Viewers follow two soldiers in particular; a man of rank General Tadamichi Kuribayashi played by Ken Watanabe and the second a ‘commoner’ Saigo played by Kazunari Ninomiya. You won’t really see Americans in this movie outside of memory sojourns and a couple of brief scenes toward the end of the film. This lack of American presence or perspective is what makes this film account startling in its believability. I found myself studying the American troops, when they did appear, with intent curiosity to observe how the ‘enemy’ would behave. This immersion, after all, is exactly what we get in other war movies - only usually from an allied perspective. The decision by Eastwood to focus on the Japanese perspective is a brave move. The Japanese suffered more than just a military defeat in WW2 but in the annals of History as well. They have a barbarous reputation stemming from this conflict that ranges from Kamikaze attacks to POW camp atrocities. Eastwood’s film moves to add perspective to what History and propaganda often serve up for us.

Don’t get me wrong, Letters from Iwo Jima does not attempt to put Japanese culture up on a pedestal. In fact the film hands viewers the opportunity to see that the Japanese were just as human as the Americans, both for better and for worse. This is what makes Letters from Iwo Jima more than just a war movie. The film’s themes range from war and class through to racism and cultural ignorance. Eastwood strives to break down the cultural stereotypes many of us perceive to be truths and reminds us that we are all human regardless of the side we fight for. Eastwood serves up these reminders in spades.
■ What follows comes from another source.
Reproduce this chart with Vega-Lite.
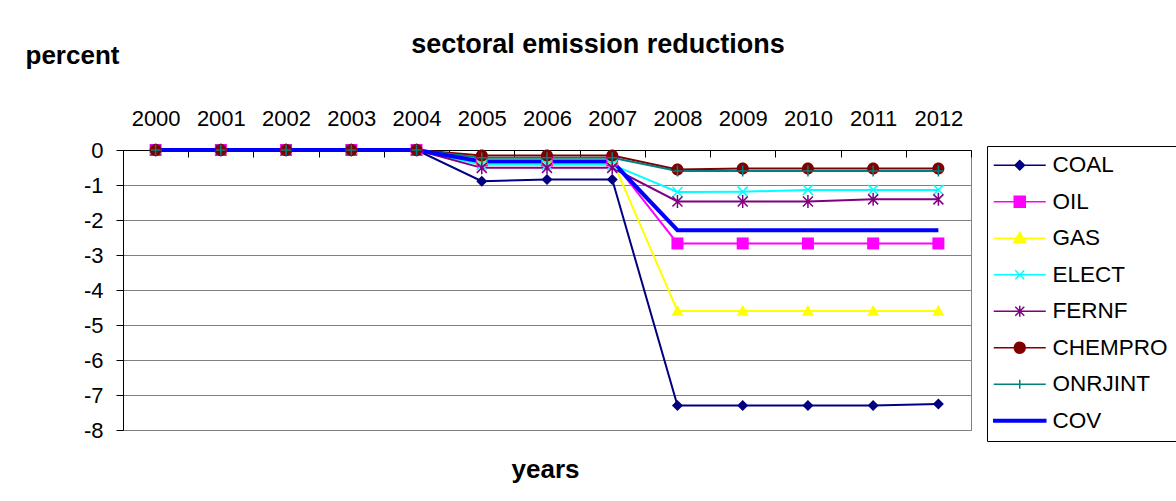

The Japanese soldiers in Letters from Iwo Jima initially discuss their enemy and brag of impending victory before the allied onslaught. Then as the battle closes on them and they suffer heavy losses, their predicament dawns on them. In the face of defeat many attempt Seppuku, ritual suicide, to retain honour in preference to surrender or dishonourable death in the hands of the enemy. Others choose to fight on and are judged adversely for their choice by many of their peers. Simply, the viewer is shown how ordinary men react when they confront the same demons generations of soldiers, the world over, have endured when they stared death in the face. We see the soldiers learn that there are no answers, just as there are no answers in life. Eastwood shows Saigo, General Tadamichi and their fellow soldiers struggle with their perceptions of what loyalty, honour, bravery and courage are. They question how an honourable Japanese soldier should die. The result is ugly and tragic but Eastwood helps us learn from this. We learn, of course, that war is futile but also that to cast a net over the Japanese nationality and its cultural sensibilities would be ignorant.

This film is a message to all of us that, for all the differences we perceive in each other, we are all really the same. As gruesome and sobering as war is, it is ironic that war itself is what it sometimes takes for nations to realise this truth. The last stanza of Kenneth Slessor’s poem Beach Burial sums up this very notion.

Dead seamen, gone in search of the same landfall,
Whether as enemies they fought,
Or fought with us, or neither; the sand joins them together,
Enlisted on the other front.


More war movies should be like this.